Well, more like past performance or indication of performance. Certainly there's a supply/demand effect there, but you're typically shopping for a CEO that will do your company well - your budget will have an effect on how good a CEO you can get.

False. Fat cat uber-rich investors hire only fat cat uber-rich CEOs and pay them tens of millions even if they drive the company into the ground. What do the hard workers who actually carry out the company's business get when the CEO collects tens of millions for crashing the company and costing all of them their jobs?
 
In actuality? Because none of it is your money. I might agree with you on some people being paid too much, but I'm not saying it to suggest that the government come in and start regulating or confiscating their pay.

Actually, it's not the CEO's money either. Generally they hold power without ownership. And the stockholders are in no position to control them, because the stock is so dispersed as to make any individual stockholder powerless. The way it works is that corporate boards appoint CEOs, CEOs appoint boards, and they form a little "corporate aristocracy" among them.

Given this void of power by the owners, which the supposed caretakers then appropriate for their own benefit, it seems that the least which could be done would be to have the government fill the void through stricter regulation. It's far from the best solution - not my favorite, certainly - but it would alleviate the problem.

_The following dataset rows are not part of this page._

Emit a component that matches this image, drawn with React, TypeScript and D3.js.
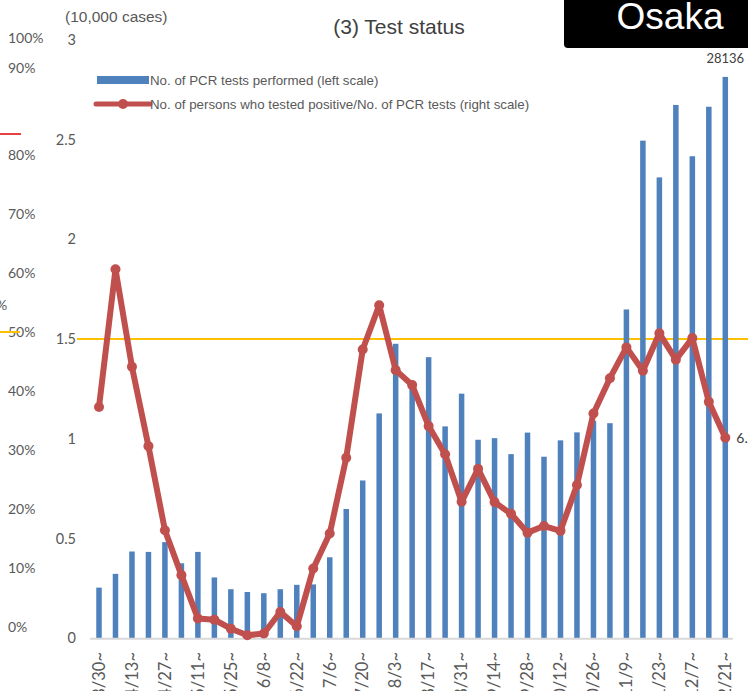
import React from 'react';
import * as d3 from 'd3';

const weeks = [
  '3/30', '4/6', '4/13', '4/20', '4/27', '5/4', '5/11', '5/18', '5/25', '6/1',
  '6/8', '6/15', '6/22', '6/29', '7/6', '7/13', '7/20', '7/27', '8/3', '8/10',
  '8/17', '8/24', '8/31', '9/7', '9/14', '9/21', '9/28', '10/5', '10/12', '10/19',
  '10/26', '11/2', '11/9', '11/16', '11/23', '11/30', '12/7', '12/14', '12/21',
];

// weekly PCR tests performed (cases)
const tests = [
  2540, 3230, 4350, 4330, 4820, 3760, 4330, 3050, 2460, 2320,
  2260, 2460, 2680, 2700, 4060, 6480, 7910, 11270, 14760, 12500,
  14090, 10620, 12260, 9950, 10030, 9230, 10310, 9100, 9920, 10320,
  10900, 10780, 16480, 24940, 23100, 26730, 24160, 26640, 28136,
];

// positive rate (%)
const positiveRate = [
  7.73, 12.33, 9.07, 6.42, 3.61, 2.11, 0.66, 0.62, 0.32, 0.1,
  0.16, 0.88, 0.4, 2.33, 3.5, 6.03, 9.65, 11.13, 8.96, 8.46,
  7.09, 6.15, 4.56, 5.66, 4.55, 4.16, 3.53, 3.75, 3.59, 5.12,
  7.51, 8.69, 9.72, 8.94, 10.19, 9.31, 10.03, 7.9, 6.7,
];

const leftTicks = [0, 0.5, 1, 1.5, 2, 2.5, 3];
const pctLabels = [
  { t: '100%', y: 38 }, { t: '90%', y: 68 }, { t: '80%', y: 155 }, { t: '70%', y: 214 },
  { t: '60%', y: 273 }, { t: '50%', y: 332 }, { t: '40%', y: 391 }, { t: '30%', y: 450 },
  { t: '20%', y: 509 }, { t: '10%', y: 568 }, { t: '0%', y: 627 },
];

const W = 748;
const H = 691;
const BLUE = '#4F81BD';
const RED = '#C0504D';
const GREY = '#595959';
const NUM_FONT = 'Lato, "Open Sans", sans-serif';
const TXT_FONT = '"Liberation Sans", Arial, sans-serif';

const App = () => {
  const x = d3.scalePoint<string>().domain(weeks).range([99, 725.3]);
  const y = d3.scaleLinear().domain([0, 3]).range([638.3, 39.7]);
  const yr = d3.scaleLinear().domain([0, 20]).range([638.3, 39.7]);
  const line = d3
    .line<number>()
    .x((d, i) => x(weeks[i]) as number)
    .y((d) => yr(d));
  const barW = 5.5;
  const last = weeks.length - 1;

  return (
    <svg width={W} height={H} style={{ position: 'absolute', left: 0, top: 0, background: '#fff' }}>
      {/* stray pieces from the neighbouring chart */}
      {pctLabels.map((p) => (
        <text key={p.t} x={8} y={p.y} dy="0.35em" fontSize={14} fill={GREY} fontFamily={NUM_FONT}>
          {p.t}
        </text>
      ))}
      <text x={-4} y={305} dy="0.35em" fontSize={14} fill={GREY} fontFamily={NUM_FONT}>%</text>
      <line x1={0} x2={21} y1={134} y2={134} stroke="#E00000" strokeWidth={1.5} />
      <line x1={0} x2={20} y1={332} y2={332} stroke="#FFC000" strokeWidth={2} />

      {/* title */}
      <text x={399} y={27} dy="0.35em" textAnchor="middle" fontSize={21} fill="#404040" fontFamily={TXT_FONT}>
        (3) Test status
      </text>
      <rect x={564} y={-6} width={190} height={54} rx={4} fill="#000" />
      <text x={670} y={29} textAnchor="middle" fontSize={37} fill="#fff" fontFamily={TXT_FONT}>
        Osaka
      </text>

      {/* left axis */}
      <text x={65} y={17} dy="0.35em" fontSize={15.5} fill={GREY} fontFamily={TXT_FONT}>(10,000 cases)</text>
      {leftTicks.map((t) => (
        <text key={t} x={76} y={y(t)} dy="0.35em" textAnchor="end" fontSize={14.5} fill={GREY} fontFamily={NUM_FONT}>
          {t}
        </text>
      ))}

      {/* threshold line */}
      <line x1={77} x2={W} y1={y(1.5)} y2={y(1.5)} stroke="#FFC000" strokeWidth={2} />

      {/* bars */}
      {tests.map((v, i) => (
        <rect
          key={weeks[i]}
          x={(x(weeks[i]) as number) - barW / 2}
          y={y(v / 10000)}
          width={barW}
          height={y(0) - y(v / 10000)}
          fill={BLUE}
        />
      ))}
      <line x1={90} x2={733} y1={y(0) + 0.5} y2={y(0) + 0.5} stroke="#D9D9D9" strokeWidth={2} />

      {/* positive rate line */}
      <path d={line(positiveRate) || ''} fill="none" stroke={RED} strokeWidth={6} strokeLinejoin="round" />
      {positiveRate.map((v, i) => (
        <circle key={weeks[i]} cx={x(weeks[i])} cy={yr(v)} r={5} fill={RED} />
      ))}

      {/* data labels */}
      <text x={x(weeks[last])} y={y(tests[last] / 10000) - 14} textAnchor="middle" fontSize={13} fill="#404040" fontFamily={NUM_FONT}>
        {tests[last]}
      </text>
      <text x={(x(weeks[last]) as number) + 11} y={yr(positiveRate[last])} dy="0.35em" fontSize={14} fill="#404040" fontFamily={NUM_FONT}>
        {positiveRate[last].toFixed(1)}%
      </text>

      {/* x labels */}
      {weeks.map((w, i) =>
        i % 2 === 0 ? (
          <text
            key={w}
            transform={`translate(${x(w)},652) rotate(-90)`}
            dy="0.35em"
            textAnchor="end"
            fontSize={16.5}
            fill={GREY}
            fontFamily={NUM_FONT}
          >
            {w}~
          </text>
        ) : null
      )}

      {/* legend */}
      <rect x={97} y={76} width={52} height={8} fill={BLUE} />
      <text x={150} y={80} dy="0.35em" fontSize={13.3} fill={GREY} fontFamily={TXT_FONT}>
        No. of PCR tests performed (left scale)
      </text>
      <line x1={96} x2={150} y1={104} y2={104} stroke={RED} strokeWidth={5} strokeLinecap="round" />
      <circle cx={123} cy={104} r={5} fill={RED} />
      <text x={150} y={104} dy="0.35em" fontSize={13.3} fill={GREY} fontFamily={TXT_FONT}>
        No. of persons who tested positive/No. of PCR tests (right scale)
      </text>
    </svg>
  );
};

export default App;
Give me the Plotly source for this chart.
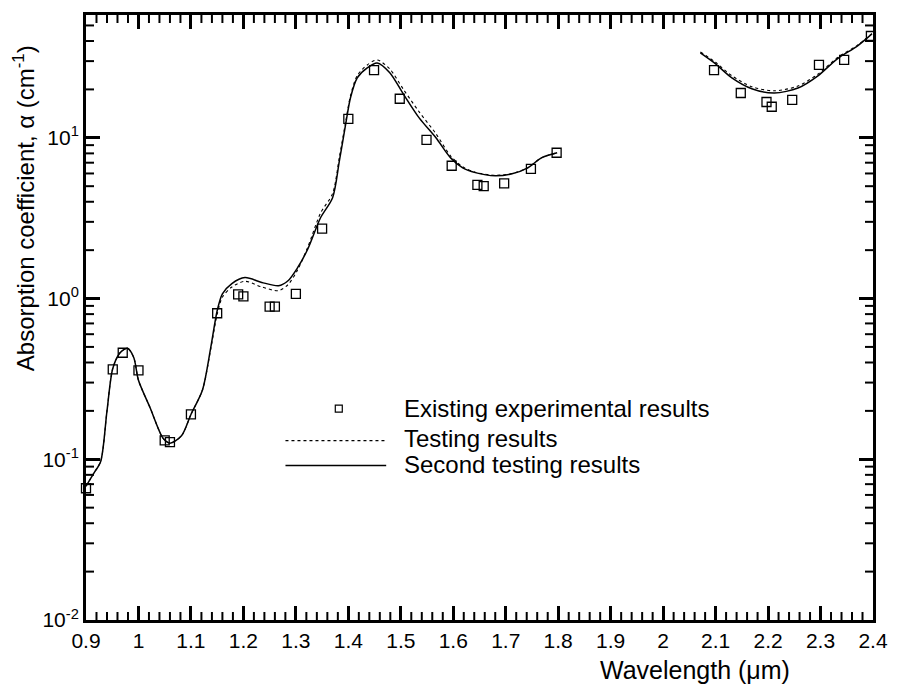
import plotly.graph_objects as go

# Experimental data (wavelength um, absorption coefficient cm^-1)
exp_x = [0.900, 0.951, 0.970, 1.000, 1.050, 1.060, 1.100, 1.150, 1.190, 1.200,
         1.250, 1.260, 1.300, 1.350, 1.400, 1.449, 1.498, 1.549, 1.597, 1.646,
         1.658, 1.697, 1.748, 1.797,
         2.097, 2.148, 2.197, 2.207, 2.246, 2.297, 2.345, 2.396]
exp_y = [0.066, 0.362, 0.46, 0.357, 0.131, 0.128, 0.19, 0.81, 1.06, 1.03,
         0.89, 0.89, 1.07, 2.72, 13.1, 26.4, 17.5, 9.7, 6.7, 5.1,
         5.0, 5.2, 6.4, 8.07,
         26.4, 19.0, 16.7, 15.6, 17.2, 28.4, 30.5, 43.0]

# Second testing results (solid)
sec_x = [0.900, 0.915, 0.928, 0.940, 0.951, 0.965, 0.979, 0.991, 1.000, 1.022,
         1.047, 1.060, 1.082, 1.100, 1.122, 1.138, 1.150, 1.160, 1.178, 1.203,
         1.235, 1.267, 1.285, 1.303, 1.323, 1.347, 1.370, 1.383, 1.395, 1.404,
         1.417, 1.436, 1.455, 1.479, 1.505, 1.535, 1.567, 1.595, 1.618, 1.642,
         1.680, 1.712, 1.742, 1.768, 1.798,
         None,
         2.071, 2.100, 2.131, 2.169, 2.212, 2.257, 2.295, 2.332, 2.370, 2.398]
sec_y = [0.068, 0.082, 0.097, 0.20, 0.367, 0.46, 0.49, 0.43, 0.31, 0.21,
         0.135, 0.126, 0.14, 0.19, 0.27, 0.50, 0.84, 1.07, 1.24, 1.35,
         1.26, 1.20, 1.29, 1.55, 2.04, 3.18, 4.24, 7.2, 12.2, 17.7,
         23.6, 27.2, 29.2, 25.4, 18.7, 13.3, 10.0, 7.5, 6.5, 6.07,
         5.8, 5.97, 6.5, 7.5, 8.07,
         None,
         33.7, 28.8, 23.6, 20.2, 19.0, 20.4, 24.3, 31.0, 37.2, 44.3]

# Testing results (dotted)
test_x = sec_x
test_y = [0.068, 0.082, 0.097, 0.20, 0.367, 0.46, 0.49, 0.43, 0.31, 0.21,
          0.135, 0.126, 0.14, 0.19, 0.27, 0.49, 0.80, 1.02, 1.18, 1.28,
          1.18, 1.12, 1.22, 1.50, 2.10, 3.40, 4.50, 7.6, 12.6, 18.2,
          24.4, 28.4, 30.5, 26.8, 20.0, 14.5, 10.6, 7.7, 6.6, 6.1,
          5.85, 6.0, 6.5, 7.5, 8.07,
          None,
          34.2, 29.5, 24.3, 20.8, 19.6, 21.0, 24.9, 31.5, 37.6, 44.5]

# tick labels / tick positions
x_tickvals = [0.9, 1.0, 1.1, 1.2, 1.3, 1.4, 1.5, 1.6, 1.7, 1.8, 1.9, 2.0, 2.1, 2.2, 2.3, 2.4]
x_ticktext = ["0.9", "1", "1.1", "1.2", "1.3", "1.4", "1.5", "1.6", "1.7", "1.8",
              "1.9", "2", "2.1", "2.2", "2.3", "2.4"]
x_minor_vals = [round(0.9 + 0.02 * i, 2) for i in range(76) if i % 5 != 0]
y_tickvals = [0.01, 0.1, 1, 10]
y_ticktext = ["10<sup>-2</sup>", "10<sup>-1</sup>", "10<sup>0</sup>", "10<sup>1</sup>"]
y_minor_vals = [m * d for d in (0.01, 0.1, 1, 10) for m in range(2, 10) if m * d < 58]

legend_labels = ["Existing experimental results", "Testing results", "Second testing results"]

FONT = "Liberation Sans, Arial, Helvetica, sans-serif"
X_RANGE = [0.9, 2.4]
Y_RANGE = [-2, 1.764]

fig = go.Figure()
fig.add_trace(go.Scatter(x=test_x, y=test_y, mode="lines",
                         line=dict(color="black", width=1.1, dash="dot", shape="spline", smoothing=0.8),
                         connectgaps=False, showlegend=False))
fig.add_trace(go.Scatter(x=sec_x, y=sec_y, mode="lines",
                         line=dict(color="black", width=1.5, shape="spline", smoothing=0.8),
                         connectgaps=False, showlegend=False))
fig.add_trace(go.Scatter(x=exp_x, y=exp_y, mode="markers",
                         marker=dict(symbol="square-open", size=9, color="black", line=dict(width=1.3)),
                         showlegend=False, cliponaxis=False))

L, R, T, B = 86, 17, 13, 67
W, H = 900, 687
pw, ph = W - L - R, H - T - B

def px(xp):
    return (xp - L) / pw

def py(yp):
    return (H - B - yp) / ph

shapes = []
annotations = []
MINOR_LEN, MINOR_W = 8, 2
# minor ticks on bottom and top (inside)
for v in x_minor_vals:
    for anchor, sgn in ((0, 1), (1, -1)):
        shapes.append(dict(type="line", xref="x", yref="paper", ysizemode="pixel", yanchor=anchor,
                           x0=v, x1=v, y0=0, y1=sgn * MINOR_LEN,
                           line=dict(color="black", width=MINOR_W), layer="above"))
# minor ticks on left and right (inside)
for v in y_minor_vals:
    for anchor, sgn in ((0, 1), (1, -1)):
        shapes.append(dict(type="line", xref="paper", yref="y", xsizemode="pixel", xanchor=anchor,
                           x0=0, x1=sgn * MINOR_LEN, y0=v, y1=v,
                           line=dict(color="black", width=MINOR_W), layer="above"))

# legend: square, dotted and solid samples
shapes.append(dict(type="rect", xref="paper", yref="paper", xsizemode="pixel", ysizemode="pixel",
                   xanchor=px(342), yanchor=py(408), x0=-3.5, x1=3.5, y0=-3.5, y1=3.5,
                   line=dict(color="black", width=1.2)))
shapes.append(dict(type="line", xref="paper", yref="paper", x0=px(288), x1=px(390), y0=py(440), y1=py(440),
                   line=dict(color="black", width=1.1, dash="dot")))
shapes.append(dict(type="line", xref="paper", yref="paper", x0=px(288), x1=px(390), y0=py(465), y1=py(465),
                   line=dict(color="black", width=1.5)))
for lab, yy in zip(legend_labels, [408, 438, 464]):
    annotations.append(dict(text=lab, xref="paper", yref="paper", x=px(406), y=py(yy),
                            xanchor="left", yanchor="middle", showarrow=False,
                            font=dict(family=FONT, size=24, color="black")))

annotations.append(dict(text="Wavelength (μm)", xref="paper", yref="paper", x=px(703), y=py(670),
                        xanchor="center", yanchor="middle", showarrow=False,
                        font=dict(family=FONT, size=25, color="black")))
annotations.append(dict(text="Absorption coefficient, α (cm<sup>-1</sup>)", xref="paper", yref="paper",
                        x=px(24), y=py(207), xanchor="center", yanchor="middle", textangle=-90,
                        showarrow=False, font=dict(family=FONT, size=24, color="black")))

common = dict(showline=True, linewidth=3, linecolor="black", mirror="ticks",
              showgrid=False, zeroline=False, tickcolor="black", ticks="inside")

fig.update_layout(
    width=W, height=H,
    margin=dict(l=L, r=R, t=T, b=B),
    paper_bgcolor="white", plot_bgcolor="white",
    font=dict(family=FONT, size=21, color="black"),
    shapes=shapes, annotations=annotations,
    xaxis=dict(range=X_RANGE, tickmode="array", tickvals=x_tickvals, ticktext=x_ticktext,
               ticklen=14, tickwidth=3, tickfont=dict(family=FONT, size=21, color="black"), **common),
    yaxis=dict(type="log", range=Y_RANGE, tickmode="array", tickvals=y_tickvals, ticktext=y_ticktext,
               ticklen=14, tickwidth=3, tickfont=dict(family=FONT, size=21, color="black"), **common),
)

fig.write_html("out.html")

Here's something I thought was interesting after looking at 2010's highest paid CEOs: if Charlie Sheen formed his own company and completed a full season of 24 episodes, SheenCo., then he'd be the second highest paid executive in the country. How come it seems like the same people that target CEO pay don't go after Hollywood pay? Same applies to professional sports: in 2009, Tiger Woods made $110 million, higher than any American corporate executive.

They do earn too much, and it's another purely american phenomenon. I do see people complaining about that.
 
Steve jobs leaves apple, it dies. He comes back, it booms.

I mean good evidence. Simply showing a bunch of companies that succeeded with "good CEOs" is worthless as evidence.

If you have a bunch of companies, and assign integers (say from 0-9) randomly, you're going to end up with a bunch of "6's" which succeed. That's not relevant though, you need to figure out a way to show that assigning a company a "6" is significantly more likely to cause it to succeed than assigning it an "8".

Similarly, you need to show that assigning a "good CEO" to company A is more likely to cause company A to succeed than assigning a random CEO, without using the success of company A as a metric in defining the quality of the CEO.
 
I mean good evidence. Simply showing a bunch of companies that succeeded with "good CEOs" is worthless as evidence.

.

Its not only good. Apple succeeded with a good CEO, failed when he didn't, and flew again when he came back on board. Jobs is probably the single most important person to apple.

Similarly, you need to show that assigning a "good CEO" to company A is more likely to cause company A to succeed than assigning a random CEO, without using the success of company A as a metric in defining the quality of the CEO


That makes no sense at all, how are you going to show that a CEO is more likely to cause a company to succeed without using the success of the company to measure the CEO?